━━━━━ Supplied information

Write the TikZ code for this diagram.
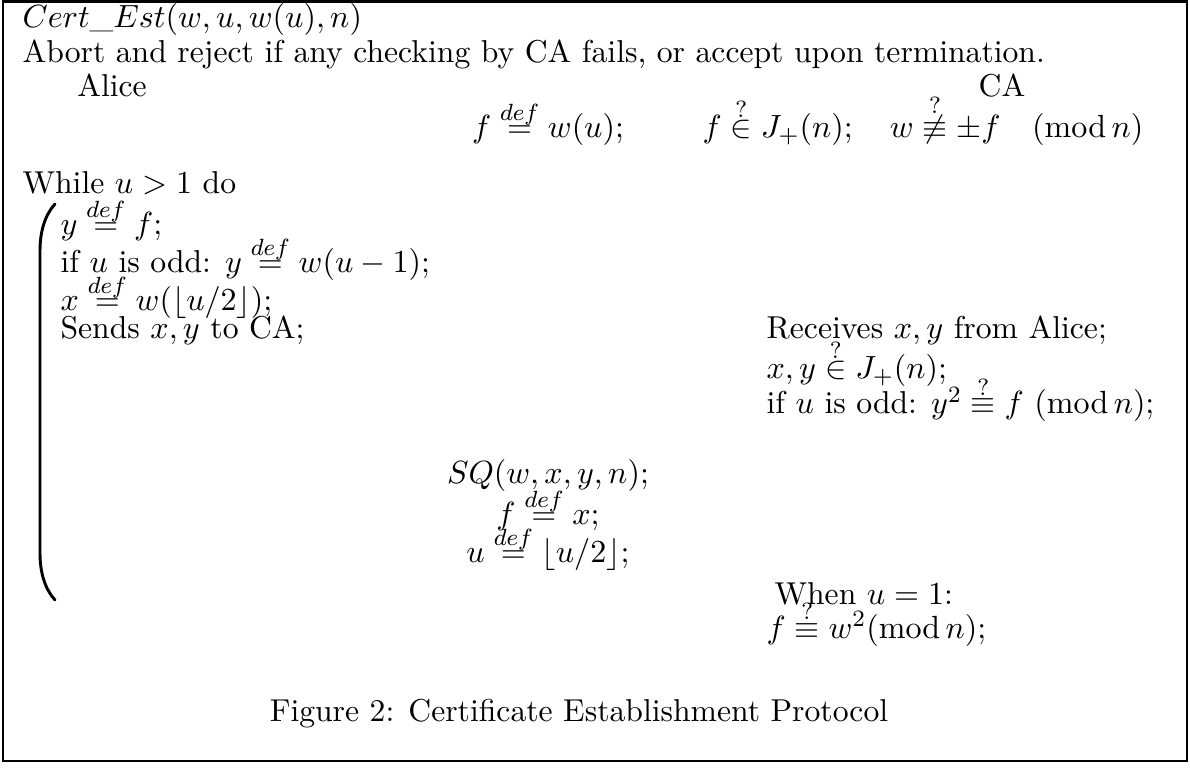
\documentclass[tikz,border=0pt]{standalone}
\usepackage{amssymb,amsmath}
\usepackage{tikz}

\tikzset{
  line/.style={inner sep=0pt, anchor=base west},
  midline/.style={inner sep=0pt, anchor=base},
  brack/.style={line width=1pt, line cap=round}
}
% stacked relation: small #1 set close above #2
\newcommand{\stk}[3]{\mathrel{\sbox0{$#2$}\sbox2{$\scriptstyle #1$}%
  \ifdim\wd2>\wd0 \dimen0=\wd2 \else \dimen0=\wd0 \fi
  \rlap{\hbox to\dimen0{\hss\raisebox{\dimexpr\ht0+#3\relax}{\usebox2}\hss}}%
  \hbox to\dimen0{\hss\usebox0\hss}}}
\newcommand{\defeq}{\stk{def}{=}{2.1pt}}
\newcommand{\qin}{\stk{?}{\in}{1.1pt}}
\newcommand{\qeq}{\stk{?}{\equiv}{1.1pt}}
\newcommand{\qneq}{\stk{?}{\not\equiv}{0.6pt}}
\newcommand{\md}{(\mathrm{mod}\,n)}

\begin{document}
\begin{tikzpicture}[x=0.3412pt,y=-0.3412pt,font=\fontsize{10.8}{13}\selectfont]
\useasboundingbox (0,0) rectangle (1190,770);
\draw[line width=0.7pt] (3,1.5) rectangle (1187,761);

% heading
\node[line] (title) at (22,28) {$Cert\_Est(w,u,w(u),n)$};
\node[line] (abort) at (22,63) {Abort and reject if any checking by CA fails, or accept upon termination.};
\node[midline] (alice) at (112,97) {Alice};
\node[midline] (ca) at (1002,97) {CA};

% first exchange
\node[midline] (fw) at (548,138) {$f \defeq w(u);$};
\node[line] (fcheck) at (702,138) {$f \qin J_+(n);\quad w \qneq \pm f\quad \md$};

% loop
\node[line] (while) at (22,194) {While $u>1$ do};
\node[line] (a1) at (60,235) {$y \defeq f;$};
\node[line] (a2) at (60,273) {if $u$ is odd: $y \defeq w(u-1);$};
\node[line] (a3) at (60,311) {$x \defeq w(\lfloor u/2\rfloor);$};
\node[line] (a4) at (60,339) {Sends $x,y$ to CA;};

\node[line] (c1) at (766,339) {Receives $x,y$ from Alice;};
\node[line] (c2) at (766,379) {$x,y \qin J_+(n);$};
\node[line] (c3) at (766,414) {if $u$ is odd: $y^2 \qeq f\ \md;$};

\node[midline] (m1) at (548,484) {$SQ(w,x,y,n);$};
\node[midline] (m2) at (548,525) {$f \defeq x;$};
\node[midline] (m3) at (548,563) {$u \defeq \lfloor u/2\rfloor;$};

% big left parenthesis
\draw[brack] (55,204) .. controls (45,215) and (40,231) .. (40,251)
  -- (40,553) .. controls (40,573) and (45,589) .. (55,600);

% final check
\node[line] (c4) at (774,604) {When $u=1$:};
\node[line] (c5) at (766,638) {$f \qeq w^2\md;$};

\node[midline] (cap) at (579,721) {Figure 2: Certificate Establishment Protocol};
\end{tikzpicture}
\end{document}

━━━━━━━━━━

- [What is required] Keep the pictures out of the copy and return the rest of the data above exactly.

- [Response to the exercise]
Write the TikZ code for this diagram.
\documentclass[tikz,border=0pt]{standalone}
\usepackage{amssymb,amsmath}
\usepackage{tikz}

\tikzset{
  line/.style={inner sep=0pt, anchor=base west},
  midline/.style={inner sep=0pt, anchor=base},
  brack/.style={line width=1pt, line cap=round}
}
% stacked relation: small #1 set close above #2
\newcommand{\stk}[3]{\mathrel{\sbox0{$#2$}\sbox2{$\scriptstyle #1$}%
  \ifdim\wd2>\wd0 \dimen0=\wd2 \else \dimen0=\wd0 \fi
  \rlap{\hbox to\dimen0{\hss\raisebox{\dimexpr\ht0+#3\relax}{\usebox2}\hss}}%
  \hbox to\dimen0{\hss\usebox0\hss}}}
\newcommand{\defeq}{\stk{def}{=}{2.1pt}}
\newcommand{\qin}{\stk{?}{\in}{1.1pt}}
\newcommand{\qeq}{\stk{?}{\equiv}{1.1pt}}
\newcommand{\qneq}{\stk{?}{\not\equiv}{0.6pt}}
\newcommand{\md}{(\mathrm{mod}\,n)}

\begin{document}
\begin{tikzpicture}[x=0.3412pt,y=-0.3412pt,font=\fontsize{10.8}{13}\selectfont]
\useasboundingbox (0,0) rectangle (1190,770);
\draw[line width=0.7pt] (3,1.5) rectangle (1187,761);

% heading
\node[line] (title) at (22,28) {$Cert\_Est(w,u,w(u),n)$};
\node[line] (abort) at (22,63) {Abort and reject if any checking by CA fails, or accept upon termination.};
\node[midline] (alice) at (112,97) {Alice};
\node[midline] (ca) at (1002,97) {CA};

% first exchange
\node[midline] (fw) at (548,138) {$f \defeq w(u);$};
\node[line] (fcheck) at (702,138) {$f \qin J_+(n);\quad w \qneq \pm f\quad \md$};

% loop
\node[line] (while) at (22,194) {While $u>1$ do};
\node[line] (a1) at (60,235) {$y \defeq f;$};
\node[line] (a2) at (60,273) {if $u$ is odd: $y \defeq w(u-1);$};
\node[line] (a3) at (60,311) {$x \defeq w(\lfloor u/2\rfloor);$};
\node[line] (a4) at (60,339) {Sends $x,y$ to CA;};

\node[line] (c1) at (766,339) {Receives $x,y$ from Alice;};
\node[line] (c2) at (766,379) {$x,y \qin J_+(n);$};
\node[line] (c3) at (766,414) {if $u$ is odd: $y^2 \qeq f\ \md;$};

\node[midline] (m1) at (548,484) {$SQ(w,x,y,n);$};
\node[midline] (m2) at (548,525) {$f \defeq x;$};
\node[midline] (m3) at (548,563) {$u \defeq \lfloor u/2\rfloor;$};

% big left parenthesis
\draw[brack] (55,204) .. controls (45,215) and (40,231) .. (40,251)
  -- (40,553) .. controls (40,573) and (45,589) .. (55,600);

% final check
\node[line] (c4) at (774,604) {When $u=1$:};
\node[line] (c5) at (766,638) {$f \qeq w^2\md;$};

\node[midline] (cap) at (579,721) {Figure 2: Certificate Establishment Protocol};
\end{tikzpicture}
\end{document}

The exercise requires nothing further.